« Maintenant suposez qu'un personnage se trouve dans une situation, quotidienne ou extraordinaire, qui déborde toute action possible ou le laisse sans réaction. C'est trop fort, ou trop douloureux, trop beau. Le lien sensori-moteur est brisé. Il n'est plus dans une situation sensori-motrice, mais dans une situation optique et sonore pure. C'est un autre type d'image. Soit l'étrangère dans Stromboli : elle passe par la pêche au thon, l'agonie du thon, puis l'éruption du volcan.
Elle n'a pas de réaction pour cela, pas de réponse, c'est trop intense :
"Je suis finie, j'ai peur, quel mystère, quelle beauté, mon Dieu..." (...)
C'est cela, je crois, la grande invention du néo-réalisme : on ne croit plus tellement aux possibilités d'agir sur des situations, ou de réagir à des situations, et pourtant on n'est pas du tout passif, on saisit ou on révèle quelque chose d'intolérable, d'insupportable, même dans la vie la plus quotidienne.
L’expression « cinéma de voyant » dont parle Deleuze est intéressante compte tenu du fait qu’elle s'appuie sur une modalité du « sentir » que le cinéma pose par une esthétique de l'événement. Ce qu’elle permet est d’abord de repérer une alternative à la perception du temps calquée sur la juxtaposition. Ainsi, l’accent est mis non pas sur le défilement des plans, mais plutôt sur des des plans spécifiques desquelles le mouvement découle : des « images-temps directes », présentations directes du temps. Le mouvement va alors non seulement dans une seule direction, mais plutôt tous azimuts à partir du plan, à travers celui-ci.

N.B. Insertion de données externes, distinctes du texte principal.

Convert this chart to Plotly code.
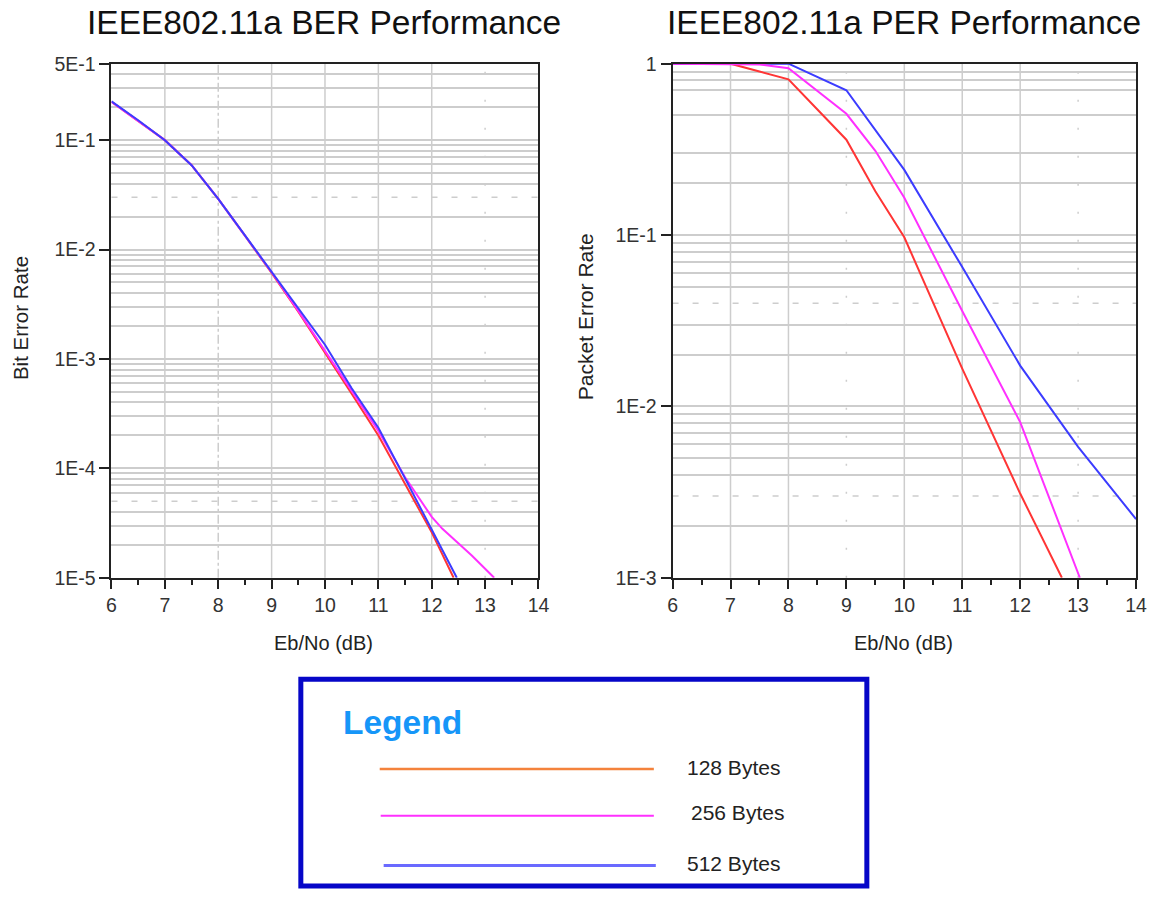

Cette conception est utile pour nous faire pénétrer les dimensions profondes de notre « être dans le temps » car cette esthétique de l'événement dévoile subtilement des ramifications virtuelles du possible. Alors que dans le présent tout est possible, le futur ne peut marcher que sur une seule voie. Contrairement au déterminisme de la logique de la juxtaposition, dans l’immédiateté de l’événement se dévoile un spectre relationnel illimité, le virtuel étant essentiellement infini. Le présent ne va plus alors vers une résolution de conflit, mais se suffit à lui-même par l'absence de réaction. L'action devient implosive plutôt qu'expansive. Elle rentre toute dans le présent.
Si le présent ne rend visiblement compte que d’une partie de la réalité pour laisser inaperçu tout plein d’autres possibilités, c’est dans la « sensation » de l’événement que crient et sautillent et sommeillent tout plein de relations non localisables.
1 comment:
Magnifique, Ana. C'est peut-être moins que le présent rend compte que d'une partie de l'expérience (ce qui me donne l'impression qu'il y a une autre partie de l'expérience cachée en qqpart!) que le fait que l'expérience ne se passe jamais dans un présent qui n'est pas, comme James dit, "specious." Question de formulation, c'est tout!